September 25, 2013
Nest To Bring New Tech Savvy Smoke Detector To Homes
[ Watch the Video: Nest Aims To Make Your Home Safer With 'Smart' Smoke Detector ]
Michael Harper for redOrbit.com - Your Universe Online
According to sources, Nest Labs will soon unveil a smoke detector called “Protect.” Both the smoke detector and the thermostat will be connected to one another, creating a unified approach to indoor climate and safety. Like the thermostat, Protect is also said to be connected to the Internet and presumably controlled or monitored through a companion iOS app.
Early reports claimed Protect would ship with a subscription monitoring service to issue alerts to homeowners when things go awry in the home, though this has since been denied.
Like the Nest thermostat, the Protect is expected to be packed with sensors to give homeowners a bevy of data. According to former Wall Street Journal reporter Jessica Lessin, some sources say the two Nest devices could communicate with one another without an additional Wi-Fi chip in the smoke detector. Sources also said Protect could come with motion sensors, which would allow users to silence any alarms by waving their hand in front of it.
Though Nest got some quick attention early on, no doubt helped by the fame of founder Tony Fadell, who is often hailed as the “Father of the iPod,” many have been wondering what Nest’s next move could be. Some had assumed recent hiring by the company meant it would be working on an audio device for the home.
In a recent interview, Nest co-founder Matt Rogers said the company was aiming to replace “all the other unloved white plastic crap in your home” before saying a new device was forthcoming. A smoke detector could be another strong push into the home, offering protection and plenty of data, all available on an iPhone or iPad.
Nest has continued to improve its thermostat offering, as well. Earlier this spring the company announced a new software upgrade which allowed the thermostat to detect when it’s in direct sunlight. As many thermostats are placed in areas of the home where they receive a hefty dose of sunlight during the middle of the day, they can often misread the ambient temperature and turn on the air when it may not be necessary. Nest’s new software contains an algorithm to take direct sunlight into consideration and adjust itself accordingly.

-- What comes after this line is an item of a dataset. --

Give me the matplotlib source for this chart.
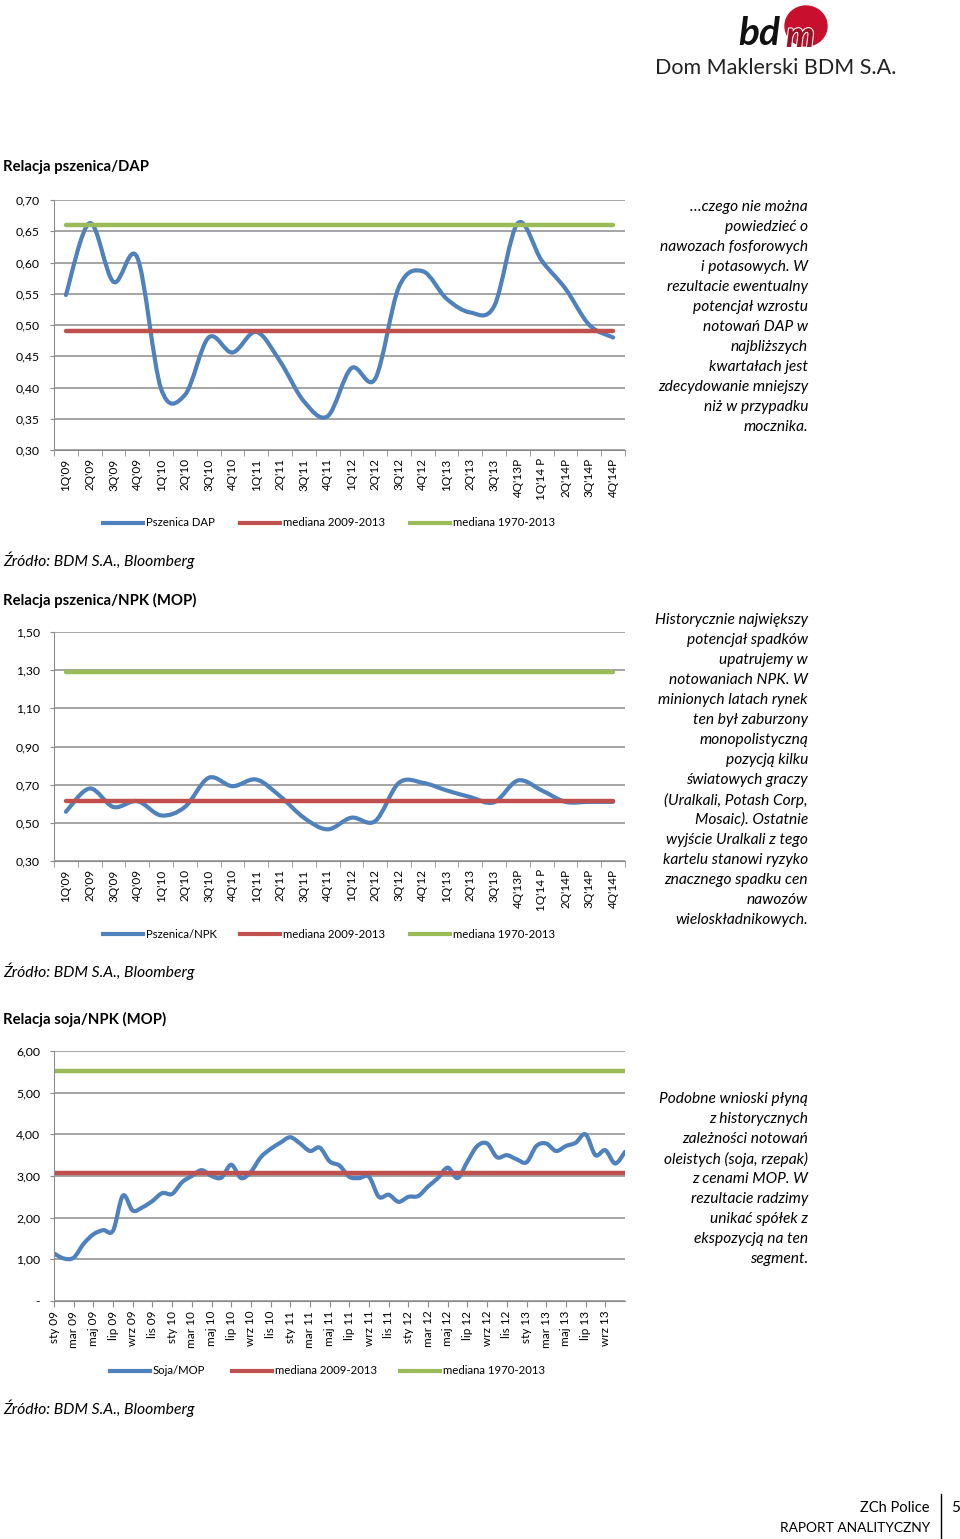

The new software update, which was delivered over the air through homeowners’ Wi-Fi networks, also delivered a feature called 'Cool to Dry.' This feature turns on the air conditioner when the built-in humidity sensor detects high levels of humidity. This keeps homes dry and free of unhealthy mold spores. Once the home reaches a safe level, the air is turned off. The Nest aims to get humidity down to 55 percent, however if it can't do this it will only cool to 75 percent, or five degrees below the user set limit, whichever is higher.
The Nest thermostat is available in the Apple store and on Amazon for $250.